Il crollo generale di fiducia – non “nelle democrazie”, com’è
evidente, ma negli euro-governi non democratici – secondo Prodi nasce da
«un problema di diritti», palesemente conculcati. E ammette: «Bisogna cambiare registro. La disparità è aumentata in
quasi tutti i paesi del mondo proprio perché i governi democratici
hanno adottato modelli fiscali e di welfare che hanno aumentato la
disparità». Dov’era, il “professore”, mentre tutto ciò accadeva? Su
Marte, potrebbe pensare il lettore, se non sapesse che Prodi era prima
all’Iri, impegnato a tagliare le gambe all’Italia, per poi “finire il
lavoro” tra Bruxelles e Palazzo Chigi, lautamente ricompensato da Wall
Street. “Chi sei e da dove vieni” dovrebbero essere l’abc del
giornalismo? Nei film, forse.
Nella realtà, Mario Calabresi “incalza”
Prodi chiedendogli di esercitare il suo apollineo intelletto misurandosi
su giudizi temerari, come quello concernente la vera natura del neonato
governo gialloverde. Per la precisione: l’orientamento del neo-premier.
«Conte? E’ di destra», sentenzia (in qualità di astrologo) il
“professore”, per quarant’anni al servizio della destra economica
neoliberista. Ormai l’Italia è spacciata, ripeteva, da Palazzo Chigi: l’economia del mondo è in mano a grandi “cluster” industriali, di fronte ai quali il made in Italy – piccola e media impresa – può solo estinguersi.
Ambasciatore prescelto dall’Impero globalista per piegare le ultime
resistenze della sinistra sociale, l’ipocrita Prodi – travestito da
cattolico “di sinistra” – tiene ancora banco, tra gli addetti alla
non-informazione quotidiana. «Quando si governa ci sono decisioni che
sono di sinistra e altre di destra», pontifica il grande rottamatore
dell’Italia, sfoggiando il suo cinico pragmatismo (così apprezzato, da
Bruxelles a Washington). «Serve un progetto politico», brontola,
pensando all’ex finta sinistra da lui un tempo guidata. Auspica «un
ampio, largo dibattito collettivo nel paese». Velenose falsità, come
sempre, anche sull’euro-mostro chiamato Unione Europea: «Se qualcuno si vuole male esce dall’Europa».

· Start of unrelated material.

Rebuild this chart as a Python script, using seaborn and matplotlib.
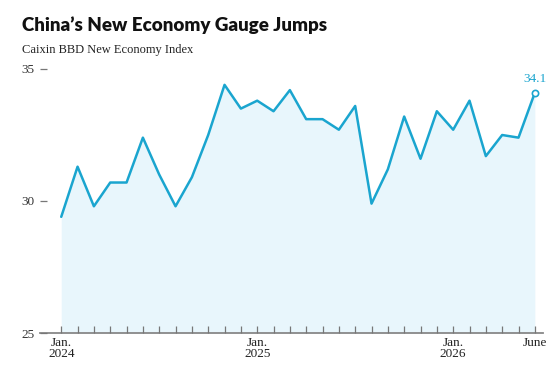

L’euro? «L’introduzione della moneta unica doveva essere accompagnata
da molte altre decisioni e invece siamo rimasti a metà». Che peccato. Ma
vorrebbe suscitare tenerezza l’amarcord da coccodrillo in lacrime che
riserva all’ingenua platea della “Repubblica delle Idee”: «Kohl mi disse
che i tedeschi
erano contro la sua introduzione ma lui lo volle a tutti i costi perchè
era anche un forte simbolo di pace, raccontandomi che suo fratello era
morto in guerra».
Kohl, sì: il cancelliere che telefonava a Roma, dando ordini – da
Berlino – al governo italiano. Per la precisione, pretendeva
l’allontanamento dell’economista keynesiano e progressista Nino Galloni,
il funzionario strategico che lavorava (con Andreotti) per parare i
colpi mortali di Maastricht. E sua eccellenza Prodi, il “professore”?
Era impegnato a smontare l’Iri, per poi prepararsi a spiegare –
all’Italia ormai declassata – che avrebbe dovuto subire 25 anni di
disgrazie, presentate come “sacrifici” purtroppo inevitabili, nel
mondo-cluster visto come l’unico possibile dal globalizzatore fatalista e
reazionario Romano Prodi, massimo architetto della “democratura”
italiana sottomessa a poteri privati e famelici. Il ruolo di quei
poteri, i soli e veri decisori, non è neppure lontanamente evocabile –
né ora né mai – nelle sacrestie provinciali del nuovo feudalesimo
imperiale e nei servili retrobottega della macchina che fabbrica notizie
false e pensieri deprimenti. Il paese è in rivolta a causa del declino
nel quale è stato precipitato? Ovvio, per “Repubblica” ed “Espresso”,
chiedere lumi proprio all’uomo che, più di ogni altro, quel declino ha
organizzato, prima come privatizzatore e poi come liquidatore
fallimentare del paese. Bel tipo, il “professore”: pagato dai banchieri,
s’intende, ma pur sempre “di sinistra”.